--- Start Input ---

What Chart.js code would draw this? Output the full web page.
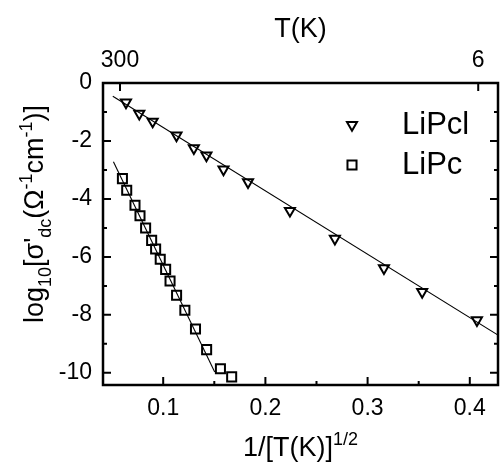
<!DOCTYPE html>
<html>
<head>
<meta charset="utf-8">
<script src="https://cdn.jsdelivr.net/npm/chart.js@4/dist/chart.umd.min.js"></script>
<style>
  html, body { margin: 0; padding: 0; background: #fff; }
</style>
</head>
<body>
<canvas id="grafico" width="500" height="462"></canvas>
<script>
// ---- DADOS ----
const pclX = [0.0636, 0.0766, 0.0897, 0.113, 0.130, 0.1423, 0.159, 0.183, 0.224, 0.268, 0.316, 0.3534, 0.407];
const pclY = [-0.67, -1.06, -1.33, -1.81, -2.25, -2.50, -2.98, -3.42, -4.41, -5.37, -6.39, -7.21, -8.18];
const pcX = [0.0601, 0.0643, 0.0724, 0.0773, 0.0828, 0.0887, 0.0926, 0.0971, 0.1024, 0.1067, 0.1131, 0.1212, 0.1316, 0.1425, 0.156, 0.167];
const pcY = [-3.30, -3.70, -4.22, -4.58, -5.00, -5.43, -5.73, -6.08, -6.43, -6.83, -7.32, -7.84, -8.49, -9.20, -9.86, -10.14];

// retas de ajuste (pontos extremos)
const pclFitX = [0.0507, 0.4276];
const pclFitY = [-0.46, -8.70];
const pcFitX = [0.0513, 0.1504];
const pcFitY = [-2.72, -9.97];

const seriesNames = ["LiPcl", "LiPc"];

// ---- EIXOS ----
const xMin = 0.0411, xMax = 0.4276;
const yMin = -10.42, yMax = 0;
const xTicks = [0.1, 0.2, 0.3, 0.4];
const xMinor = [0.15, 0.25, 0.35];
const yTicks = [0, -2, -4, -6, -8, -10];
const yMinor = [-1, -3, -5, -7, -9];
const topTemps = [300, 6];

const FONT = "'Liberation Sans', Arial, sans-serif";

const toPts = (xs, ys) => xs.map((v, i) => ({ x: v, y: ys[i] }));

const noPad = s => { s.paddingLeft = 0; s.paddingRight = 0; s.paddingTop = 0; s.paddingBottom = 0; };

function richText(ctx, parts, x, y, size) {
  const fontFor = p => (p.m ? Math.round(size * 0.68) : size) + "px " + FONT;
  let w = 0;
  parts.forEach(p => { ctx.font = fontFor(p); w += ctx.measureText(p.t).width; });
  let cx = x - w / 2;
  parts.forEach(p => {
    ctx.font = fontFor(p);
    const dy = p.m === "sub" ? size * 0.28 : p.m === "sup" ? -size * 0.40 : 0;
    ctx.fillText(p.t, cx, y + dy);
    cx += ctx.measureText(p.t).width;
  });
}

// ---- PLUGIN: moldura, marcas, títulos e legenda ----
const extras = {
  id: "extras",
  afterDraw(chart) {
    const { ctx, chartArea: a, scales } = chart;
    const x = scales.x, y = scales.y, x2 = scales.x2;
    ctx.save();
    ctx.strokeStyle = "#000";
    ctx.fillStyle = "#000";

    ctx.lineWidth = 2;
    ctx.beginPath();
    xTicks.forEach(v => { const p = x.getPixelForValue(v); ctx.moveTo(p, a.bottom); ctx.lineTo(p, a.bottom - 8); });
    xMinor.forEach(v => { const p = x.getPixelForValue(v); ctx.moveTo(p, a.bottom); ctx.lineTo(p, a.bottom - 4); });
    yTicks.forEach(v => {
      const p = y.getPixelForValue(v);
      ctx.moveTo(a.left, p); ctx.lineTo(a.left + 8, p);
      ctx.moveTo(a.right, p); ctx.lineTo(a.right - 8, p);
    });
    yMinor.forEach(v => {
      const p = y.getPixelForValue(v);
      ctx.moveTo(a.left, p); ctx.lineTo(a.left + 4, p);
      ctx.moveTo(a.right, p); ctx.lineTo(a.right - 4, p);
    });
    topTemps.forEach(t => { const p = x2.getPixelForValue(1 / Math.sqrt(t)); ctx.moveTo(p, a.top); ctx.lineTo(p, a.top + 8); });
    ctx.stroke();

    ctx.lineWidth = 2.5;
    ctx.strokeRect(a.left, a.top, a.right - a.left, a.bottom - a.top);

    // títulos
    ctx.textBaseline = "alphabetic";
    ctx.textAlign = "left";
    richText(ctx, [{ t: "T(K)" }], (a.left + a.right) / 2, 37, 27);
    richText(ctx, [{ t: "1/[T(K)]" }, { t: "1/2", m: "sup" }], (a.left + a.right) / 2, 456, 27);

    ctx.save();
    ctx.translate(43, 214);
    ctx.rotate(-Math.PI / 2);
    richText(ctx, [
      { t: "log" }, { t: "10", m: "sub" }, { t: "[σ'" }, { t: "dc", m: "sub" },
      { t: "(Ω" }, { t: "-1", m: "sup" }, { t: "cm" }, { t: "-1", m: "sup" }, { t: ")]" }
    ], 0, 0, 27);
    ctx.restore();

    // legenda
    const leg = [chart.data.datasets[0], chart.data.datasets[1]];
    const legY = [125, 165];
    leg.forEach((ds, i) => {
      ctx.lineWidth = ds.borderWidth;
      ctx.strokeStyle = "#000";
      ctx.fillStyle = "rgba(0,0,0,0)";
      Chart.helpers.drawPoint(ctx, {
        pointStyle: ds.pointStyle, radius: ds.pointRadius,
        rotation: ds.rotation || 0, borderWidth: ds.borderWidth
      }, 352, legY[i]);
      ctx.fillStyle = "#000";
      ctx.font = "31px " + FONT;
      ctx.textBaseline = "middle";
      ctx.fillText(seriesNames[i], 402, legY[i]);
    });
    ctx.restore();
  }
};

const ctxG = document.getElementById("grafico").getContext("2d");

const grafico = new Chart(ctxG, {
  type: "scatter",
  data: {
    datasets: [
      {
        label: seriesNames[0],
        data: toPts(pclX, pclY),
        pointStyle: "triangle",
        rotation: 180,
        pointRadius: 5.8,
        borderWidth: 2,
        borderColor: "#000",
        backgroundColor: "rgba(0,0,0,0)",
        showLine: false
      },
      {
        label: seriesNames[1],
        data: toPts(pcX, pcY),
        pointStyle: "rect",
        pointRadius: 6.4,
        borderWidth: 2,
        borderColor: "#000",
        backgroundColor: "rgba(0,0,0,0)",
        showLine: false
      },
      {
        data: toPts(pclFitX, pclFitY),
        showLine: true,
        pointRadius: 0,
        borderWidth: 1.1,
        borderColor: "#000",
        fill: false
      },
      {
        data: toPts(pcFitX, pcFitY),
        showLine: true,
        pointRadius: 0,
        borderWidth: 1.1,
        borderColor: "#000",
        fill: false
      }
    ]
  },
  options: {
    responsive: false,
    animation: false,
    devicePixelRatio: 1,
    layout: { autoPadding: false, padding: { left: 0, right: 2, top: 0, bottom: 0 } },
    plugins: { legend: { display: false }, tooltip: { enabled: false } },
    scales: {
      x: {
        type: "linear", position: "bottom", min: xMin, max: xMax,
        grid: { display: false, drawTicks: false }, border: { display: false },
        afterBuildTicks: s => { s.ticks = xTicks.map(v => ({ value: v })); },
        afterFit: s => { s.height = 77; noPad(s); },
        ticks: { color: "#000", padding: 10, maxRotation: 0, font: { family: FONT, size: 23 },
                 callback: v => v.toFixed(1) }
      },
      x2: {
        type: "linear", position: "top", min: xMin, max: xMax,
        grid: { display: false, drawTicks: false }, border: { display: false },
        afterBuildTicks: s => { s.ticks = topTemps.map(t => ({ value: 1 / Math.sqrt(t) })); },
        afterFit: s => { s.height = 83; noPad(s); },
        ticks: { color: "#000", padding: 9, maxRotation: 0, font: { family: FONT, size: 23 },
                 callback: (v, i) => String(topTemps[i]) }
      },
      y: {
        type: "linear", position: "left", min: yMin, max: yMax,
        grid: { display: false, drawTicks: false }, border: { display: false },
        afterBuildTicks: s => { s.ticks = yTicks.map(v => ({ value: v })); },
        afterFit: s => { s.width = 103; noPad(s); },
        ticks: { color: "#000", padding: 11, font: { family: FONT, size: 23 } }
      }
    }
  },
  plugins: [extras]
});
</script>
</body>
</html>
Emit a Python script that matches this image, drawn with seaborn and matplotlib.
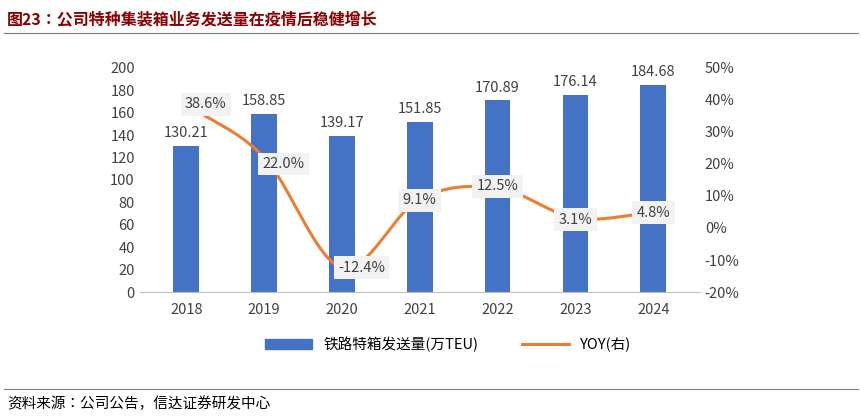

--- End Input ---

> Your objective
Pull every line containing the word "script" out of the entries above.

> Task response
<script src="https://cdn.jsdelivr.net/npm/chart.js@4/dist/chart.umd.min.js"></script>
<script>
</script>
Emit a Python script that matches this image, drawn with seaborn and matplotlib.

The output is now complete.